Well-Architected machine learning lifecycle
The ML lifecycle is the cyclic iterative process with instructions and best practices to use across defined phases while developing an ML workload. The ML lifecycle adds clarity and structure for making a machine learning project successful. The end-to-end machine learning lifecycle process illustrated in Figure 1 includes the following phases:
-
Business goal identification
-
ML problem framing
-
Data processing (data collection, data preprocessing, feature engineering)
-
Model development (training, tuning, evaluation)
-
Model deployment (inference, prediction)
-
Model monitoring
The phases of the ML lifecycle are not necessarily sequential in nature and can have feedback loops, a few of which are illustrated in Figure 1, to interrupt the cycle across the lifecycle phases.

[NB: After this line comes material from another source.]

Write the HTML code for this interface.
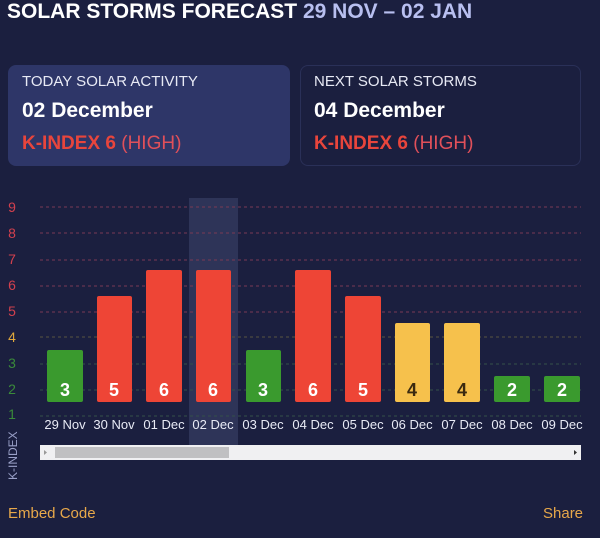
<!DOCTYPE html>
<html><head><style>
body{margin:0;width:600px;height:538px;background:#1b1f3f;font-family:"Liberation Sans",sans-serif;overflow:hidden;position:relative}
.a{position:absolute;white-space:nowrap}
</style></head><body>
<div class="a" style="left:7px;top:0px;font-size:21px;font-weight:bold;color:#fff;line-height:24px">SOLAR STORMS FORECAST <span style="color:#b8bff0">29 NOV – 02 JAN</span></div>
<div class="a" style="left:8px;top:65px;width:282px;height:101px;background:#2e3668;border-radius:8px"></div>
<div class="a" style="left:300px;top:65px;width:281px;height:101px;box-sizing:border-box;border:1px solid #2a3058;border-radius:8px"></div>
<div class="a" style="left:22px;top:73px;font-size:15px;color:#e8eaf5">TODAY SOLAR ACTIVITY</div>
<div class="a" style="left:22px;top:99px;font-size:21px;font-weight:bold;color:#fff">02 December</div>
<div class="a" style="left:22px;top:133px;font-size:19px;color:#e8453c"><b>K-INDEX 6</b> <span style="color:#e0505a">(HIGH)</span></div>
<div class="a" style="left:314px;top:73px;font-size:15px;color:#e8eaf5">NEXT SOLAR STORMS</div>
<div class="a" style="left:314px;top:99px;font-size:21px;font-weight:bold;color:#fff">04 December</div>
<div class="a" style="left:314px;top:133px;font-size:19px;color:#e8453c"><b>K-INDEX 6</b> <span style="color:#e0505a">(HIGH)</span></div>
<svg class="a" style="left:0;top:0" width="600" height="538" font-family="Liberation Sans,sans-serif">
<rect x="189" y="198" width="49" height="247" fill="#2e3458"/>
<g stroke="#7a3a55" stroke-dasharray="3,3" stroke-width="1">
<line x1="40" x2="581" y1="207" y2="207"/><line x1="40" x2="581" y1="233" y2="233"/><line x1="40" x2="581" y1="260" y2="260"/><line x1="40" x2="581" y1="286" y2="286"/><line x1="40" x2="581" y1="312" y2="312"/></g>
<g stroke="#5a5540" stroke-dasharray="3,3"><line x1="40" x2="581" y1="337" y2="337"/></g>
<g stroke="#34504a" stroke-dasharray="3,3"><line x1="40" x2="581" y1="364" y2="364"/><line x1="40" x2="581" y1="390" y2="390"/><line x1="40" x2="581" y1="416" y2="416"/></g>
<g font-size="14" text-anchor="middle">
<text x="12" y="212" fill="#d2404e">9</text><text x="12" y="238" fill="#d2404e">8</text><text x="12" y="264" fill="#d2404e">7</text><text x="12" y="290" fill="#d2404e">6</text><text x="12" y="316" fill="#d2404e">5</text><text x="12" y="342" fill="#e0a83c">4</text><text x="12" y="368" fill="#3a8a3a">3</text><text x="12" y="394" fill="#3a8a3a">2</text><text x="12" y="419" fill="#3a8a3a">1</text>
</g>
<text transform="translate(17,480) rotate(-90)" font-size="12" fill="#9aa0c8">K-INDEX</text>
<g>
<rect x="47" y="350" width="36" height="52" rx="2" fill="#3a9a2e"/>
<rect x="97" y="296" width="35" height="106" rx="2" fill="#ee4536"/>
<rect x="146" y="270" width="36" height="132" rx="2" fill="#ee4536"/>
<rect x="196" y="270" width="35" height="132" rx="2" fill="#ee4536"/>
<rect x="246" y="350" width="35" height="52" rx="2" fill="#3a9a2e"/>
<rect x="295" y="270" width="36" height="132" rx="2" fill="#ee4536"/>
<rect x="345" y="296" width="36" height="106" rx="2" fill="#ee4536"/>
<rect x="395" y="323" width="35" height="79" rx="2" fill="#f6c14c"/>
<rect x="444" y="323" width="36" height="79" rx="2" fill="#f6c14c"/>
<rect x="494" y="376" width="36" height="26" rx="2" fill="#3a9a2e"/>
<rect x="544" y="376" width="36" height="26" rx="2" fill="#3a9a2e"/>
</g>
<g font-size="18" font-weight="bold" text-anchor="middle" fill="#fff">
<text x="65" y="396">3</text><text x="114" y="396">5</text><text x="164" y="396">6</text><text x="213" y="396">6</text><text x="263" y="396">3</text><text x="313" y="396">6</text><text x="363" y="396">5</text><text x="412" y="396" fill="#3a2a10">4</text><text x="462" y="396" fill="#3a2a10">4</text><text x="512" y="396">2</text><text x="562" y="396">2</text>
</g>
<g font-size="13" text-anchor="middle" fill="#e8eaf5">
<text x="65" y="429">29 Nov</text><text x="114" y="429">30 Nov</text><text x="164" y="429">01 Dec</text><text x="213" y="429">02 Dec</text><text x="263" y="429">03 Dec</text><text x="313" y="429">04 Dec</text><text x="363" y="429">05 Dec</text><text x="412" y="429">06 Dec</text><text x="462" y="429">07 Dec</text><text x="512" y="429">08 Dec</text><text x="562" y="429">09 Dec</text>
</g>
<rect x="40" y="445" width="541" height="15" fill="#f0f0f2"/>
<rect x="55" y="447" width="174" height="11" fill="#c0c0c2"/>
<path d="M47 452.5 L44 450 L44 455Z" fill="#999"/>
<path d="M574 450 L577 452.5 L574 455Z" fill="#333"/>
</svg>
<div class="a" style="left:8px;top:505px;font-size:15px;color:#e8a84a">Embed Code</div>
<div class="a" style="left:543px;top:505px;font-size:15px;color:#e8a84a">Share</div>
</body></html>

The following is a quick introduction to each phase, which will be expanded upon later in this paper.
Business goal
An organization considering ML should have a clear idea of the problem, and the business value to be gained by solving that problem. You must be able to measure business value against specific business objectives and success criteria.
ML problem framing
In this phase, the business problem is framed as a machine learning problem: what is observed and what should be predicted (known as a label or target variable). Determining what to predict and how performance and error metrics must be optimized is a key step in this phase.
Data processing
Training an accurate ML model requires data processing to convert data into a usable format. Data processing steps include collecting data, preparing data, and feature engineering that is the process of creating, transforming, extracting, and selecting variables from data.
Model development
Model development consists of model building, training, tuning, and evaluation. Model building includes creating a CI/CD pipeline that automates the build, train and release to staging and production environments.
Deployment
After a model is trained, tuned, evaluated and validated, you can deploy the model into production. You can then make predictions and inferences against the model.
Monitoring
Model monitoring system ensures your model is maintaining a desired level of performance through early detection and mitigation.
The Well-Architected ML lifecycle, shown in Figure 2, takes the machine learning lifecycle just described, and applies the Well-Architected Framework pillars to each of the lifecycle phases.